Descriptive Statistics
The purpose of descriptive statistics is to summarize large samples of data to understand the distribution of data. Descriptive statistics usually include the measures of central tendency (mean, median, and mode) and measures of dispersion (such as standard deviation, variance, skewness, and kurtosis). Four variables were described using Excel’s data analysis function called “Descriptive statistics.” The results of the analysis are provided in Table 1 below.
Table 1. Descriptive statistics by variable
According to the analysis, the mean of Pct Owner Occ is 66%, with a standard deviation (SD) of 4.28. The distribution is left-skewed (skewness = -0.96) and the tails are heavier in comparison with normal distribution (kurtosis = 1.13). The mean Home Value is $215,114 with an SD of $9,906. The distribution of the home value differs from the normal distribution considerably, as it is right-skewed with a large skewness coefficient (skewness = 1.95), and the tails are very heavy (kurtosis = 5.22). The distributions of both HH Inc and Per Capita Inc are very close to the normal distribution, as skewness and kurtosis are close to 0. The mean of HH Inc is $60,181 with an SD of $9,906, and Per Cap Inc’ mean is $31,936 with an SD of $4,570.
Frequency Histograms and Boxplots
The purpose of the histograms and boxplots is to provide visualization for data distribution. Additionally, such visualizations help to identify outliers if there are any present. The present section will discuss the histograms and boxplots for Pct Owner Occ and Home Value only, as the analysis of these two variables generated valuable findings. The histograms and boxplots for HH Inc and Per Cap Inc revealed that the distributions of the variables were close to the normal distribution with no outliers.
Figures 1 and 2 below demonstrate the distribution of data for Pct Owner Occ in a histogram and a boxplot correspondingly. The histogram visualizes the fact that the left tail of the distribution is longer. Moreover, it suggests that there are outliers on the left from the mean. The boxplot confirms the fact that there are two outliers below the mean for the percentage of occupied housing units in New York (53.9%) and Nevada (55.8%).

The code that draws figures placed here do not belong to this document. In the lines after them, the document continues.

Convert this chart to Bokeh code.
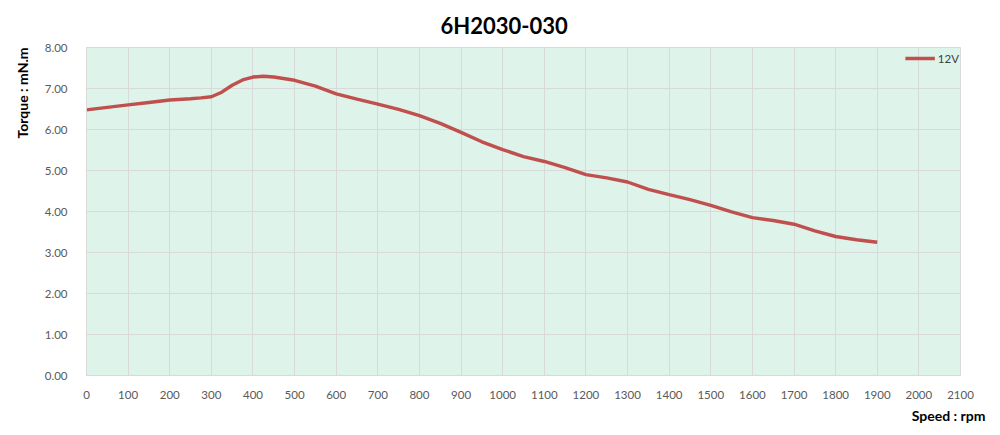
from bokeh.plotting import figure
from bokeh.models import Range1d, FixedTicker, NumeralTickFormatter, Legend, LegendItem, Title
from bokeh.embed import file_html
from bokeh.resources import INLINE

speed = [0, 50, 100, 150, 200, 250, 275, 300, 325, 350, 375, 400, 425, 450, 500, 550, 600, 650, 700, 750, 800,
         850, 900, 950, 1000, 1050, 1100, 1150, 1200, 1250, 1300, 1350, 1400, 1450, 1500,
         1550, 1600, 1650, 1700, 1750, 1800, 1850, 1900]
torque = [6.48, 6.54, 6.60, 6.66, 6.72, 6.75, 6.77, 6.80, 6.91, 7.08, 7.21, 7.28, 7.30, 7.28, 7.20, 7.06, 6.87, 6.74, 6.62, 6.49, 6.34,
          6.15, 5.93, 5.70, 5.51, 5.34, 5.22, 5.07, 4.90, 4.82, 4.72, 4.54, 4.41, 4.29, 4.15,
          3.99, 3.85, 3.78, 3.69, 3.53, 3.39, 3.31, 3.25]
series_name = "12V"
title_text = "6H2030-030"
x_label = "Speed : rpm"
y_label = "Torque : mN.m"
x_ticks = list(range(0, 2101, 100))
y_ticks = [0, 1, 2, 3, 4, 5, 6, 7, 8]

FONT = "Lato"

p = figure(width=1000, height=435, output_backend="svg", toolbar_location=None,
           x_range=Range1d(0, 2100), y_range=Range1d(0, 8), title=title_text)
p.min_border_left = 86
p.min_border_right = 40
p.min_border_top = 46
p.min_border_bottom = 60
p.background_fill_color = "#DEF3EA"
p.border_fill_color = "white"
p.outline_line_color = "#D9D9D9"

p.title.align = "left"
p.title.offset = 354
p.title.standoff = 18
p.title.text_font = FONT
p.title.text_font_style = "bold"
p.title.text_font_size = "22px"
p.title.text_color = "black"

for ax in (p.xaxis[0], p.yaxis[0]):
    ax.major_tick_line_color = None
    ax.minor_tick_line_color = None
    ax.axis_line_color = "#D9D9D9"
    ax.major_label_text_color = "#595959"
    ax.major_label_text_font = FONT
    ax.major_label_text_font_size = "11.5px"

p.xaxis.ticker = FixedTicker(ticks=x_ticks)
p.yaxis.ticker = FixedTicker(ticks=y_ticks)
p.yaxis.formatter = NumeralTickFormatter(format="0.00")
p.xaxis.major_label_standoff = 9
p.yaxis.major_label_standoff = 13

p.xgrid.ticker = FixedTicker(ticks=x_ticks)
p.ygrid.ticker = FixedTicker(ticks=y_ticks)
p.xgrid.grid_line_color = "#D9D9D9"
p.ygrid.grid_line_color = "#D9D9D9"

r = p.line(speed, torque, line_color="#C0504D", line_width=3.4)

legend = Legend(items=[LegendItem(label=series_name, renderers=[r])], location="top_right")
legend.glyph_width = 30
legend.label_standoff = 3
legend.padding = 0
legend.margin = 1
legend.border_line_color = None
legend.background_fill_alpha = 0
legend.label_text_font = FONT
legend.label_text_font_size = "11.5px"
legend.label_text_color = "#404040"
p.add_layout(legend, "center")

p.add_layout(Title(text=y_label, align="right", offset=0, standoff=22,
                   text_font=FONT, text_font_style="bold", text_font_size="14px",
                   text_color="black"), "left")
p.add_layout(Title(text=x_label, align="right", offset=-25, standoff=6,
                   text_font=FONT, text_font_style="bold", text_font_size="14px",
                   text_color="black"), "below")

open("out.html", "w").write(file_html(p, INLINE))
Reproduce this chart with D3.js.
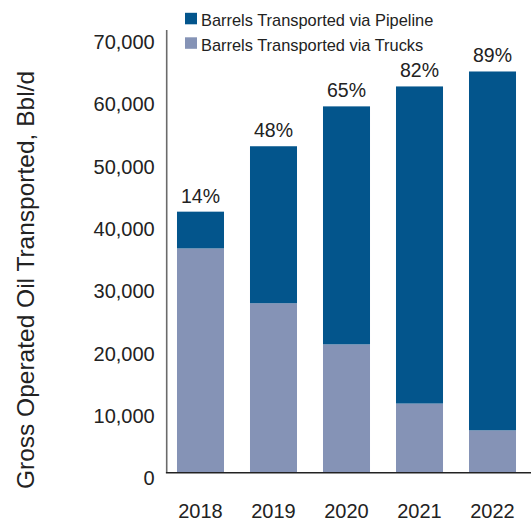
<!DOCTYPE html>
<html>
<head>
<meta charset="utf-8">
<script src="https://cdn.jsdelivr.net/npm/d3@7"></script>
<style>
  html, body { margin: 0; padding: 0; background: #fff; }
  svg { display: block; font-family: "Liberation Sans", Arial, sans-serif; }
</style>
</head>
<body>
<svg id="chart" width="531" height="523"></svg>
<script>
// Gross operated oil transported by mode, Bbl/d
const years = ["2018", "2019", "2020", "2021", "2022"];
const trucks = [36000, 27200, 20600, 11100, 6800];
const pipeline = [5900, 25200, 38200, 50900, 57600];
const yTicks = [0, 10000, 20000, 30000, 40000, 50000, 60000, 70000];
const seriesNames = ["Barrels Transported via Pipeline", "Barrels Transported via Trucks"];

const colors = { pipeline: "#03558c", trucks: "#8593b6" };
const textColor = "#222";

const svg = d3.select("#chart");

const axisX = 166.7;
const x = d3.scaleBand()
  .domain(years)
  .range([axisX, 526.3])
  .paddingInner(0.356)
  .paddingOuter(0.141);

const y = d3.scaleLinear()
  .domain([0, 70000])
  .range([472.7, 472.7 - 7 * 62.3]);

// stacked data: trucks on the bottom, pipeline on top
const rows = years.map((yr, i) => ({ year: yr, trucks: trucks[i], pipeline: pipeline[i] }));
const stack = d3.stack().keys(["trucks", "pipeline"]);
const layers = stack(rows);

svg.append("g")
  .selectAll("g")
  .data(layers)
  .join("g")
  .attr("fill", d => colors[d.key])
  .selectAll("rect")
  .data(d => d)
  .join("rect")
  .attr("x", d => x(d.data.year))
  .attr("width", x.bandwidth())
  .attr("y", d => y(d[1]))
  .attr("height", d => y(d[0]) - y(d[1]));

// pipeline share labels
svg.append("g")
  .selectAll("text")
  .data(rows)
  .join("text")
  .attr("x", d => x(d.year) + x.bandwidth() / 2)
  .attr("y", d => y(d.trucks + d.pipeline) - 9)
  .attr("text-anchor", "middle")
  .attr("font-size", "19.5px")
  .attr("fill", textColor)
  .text(d => Math.round(d.pipeline / (d.trucks + d.pipeline) * 100) + "%");

// y axis
const yAxis = d3.axisLeft(y)
  .tickValues(yTicks)
  .tickFormat(d3.format(","))
  .tickSize(0)
  .tickPadding(12);

const gy = svg.append("g")
  .attr("transform", `translate(${axisX},0)`)
  .call(yAxis);
gy.select(".domain").remove();
gy.selectAll("text")
  .attr("font-size", "20px")
  .attr("font-family", "Liberation Sans, Arial, sans-serif")
  .attr("fill", textColor)
  .attr("dy", "0.6em");

svg.append("line")
  .attr("x1", axisX).attr("x2", axisX)
  .attr("y1", 30).attr("y2", y(0))
  .attr("stroke", "#6b6b6b")
  .attr("stroke-width", 1.6);

// x axis
const xAxis = d3.axisBottom(x).tickSize(0).tickPadding(0);
const gx = svg.append("g")
  .attr("transform", `translate(0,${y(0)})`)
  .call(xAxis);
gx.select(".domain").remove();
gx.selectAll("text")
  .attr("font-size", "20px")
  .attr("font-family", "Liberation Sans, Arial, sans-serif")
  .attr("fill", textColor)
  .attr("dy", null)
  .attr("y", 45.8);

svg.append("line")
  .attr("x1", axisX - 0.8).attr("x2", 531)
  .attr("y1", y(0)).attr("y2", y(0))
  .attr("stroke", "#222")
  .attr("stroke-width", 1.6);

// y axis title
svg.append("text")
  .attr("transform", "translate(33.5,280) rotate(-90)")
  .attr("text-anchor", "middle")
  .attr("font-size", "24.5px")
  .attr("fill", textColor)
  .text("Gross Operated Oil Transported, Bbl/d");

// legend
const legend = svg.append("g")
  .selectAll("g")
  .data(seriesNames)
  .join("g")
  .attr("transform", (d, i) => `translate(185,${26 + i * 24.5})`);

legend.append("rect")
  .attr("x", 0).attr("y", -13.2)
  .attr("width", 12).attr("height", 11.5)
  .attr("fill", (d, i) => i === 0 ? colors.pipeline : colors.trucks);

legend.append("text")
  .attr("x", 16).attr("y", 0)
  .attr("font-size", "16.4px")
  .attr("fill", textColor)
  .text(d => d);
</script>
</body>
</html>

Figures 3 and 4 visualize the distribution of data for Home Value using the same methods. The histogram confirmed that the distribution of Home value by state is heavily right-skewed. Moreover, there was significant evidence that there may be some outliers, as many states had average home values much larger than the mean value. The boxplot demonstrated that two outliers were present, including California ($475,900) and Hawaii ($587,700).
Scatterplots and Correlations
The scatterplots and Pearson’s correlation analysis are used to assess the relationships between two variables. Scatterplots help to eyeball the relationships, while Pearson’s correlation analysis helps to quantify the correlations. The present section will discuss scatterplots and correlation analysis for all variables. Table 2 below provides a correlation matrix for the variables.
Table 2. Correlation matrix
The correlation analysis demonstrated that all the variables are somewhat correlated with each other. On the one hand, there are very strong correlations. Home Value was found to have a strong positive correlation with HH Inc (Pearson’s R = 0.78) and Per Cap inc (Pearson’s R = 0.64). At the same time, Home Value and Pct Owner Occ had a medium negative correlation (Pearson’s R = – 0.56). The strongest correlation was found to be between HH Inc and Per Cap Inc (Pearson’s R = 0.92).
Figure 5 below demonstrates the scatterplot of Pct Owner Occ against Home Value with a trendline. The scatterplot demonstrates that there is a medium negative correlation. Since there is no distinctive pattern that can be recognized, the relationship appears to be linear.
Figures 6 and 7 below show a scatterplot of Pct Owner Occ against HH Inc and Pct Owner Occ against Per Cap inc with trendlines correspondingly. The points in both scatterplots do not seem to form any patterns, which demonstrates weak correlations between the variables. However, it may still be acknowledged that there are weak negative linear correlations between the variables.
Figures 8 and 9 below demonstrate scatterplots of Home Value against HH Inc and Home Value against Per Cap Inc with trendlines. The data points form ascending linear patterns, which implies that there are strong positive correlations between the variables.
Finally, Figure 10 visualizes correlation between HH Inc and Per Cap Inc using a scatterplot with a trendline. The scatterplot forms almost a perfect ascending line, which demonstrates a strong positive linear correlation between the two variables.
Conclusion
Descriptive analysis of the dataset provided with valuable findings. In particular, the analysis of descriptive statistics, boxplots, and histograms revealed that the distribution of Pct Owner Occ was found to be left-skewed with heavy tails, and Home Value was found to be right-skewed with even heavier tails. At the same time, the distributions of HH Inc and Per Cap Inc were found to be very close to the normal distribution. The correlation analysis revealed that all the variables were somewhat correlated. Home Value was found to have the strongest correlation with HH Inc. At the same time, the relationships between Per Cap Inc and Home value were also strong.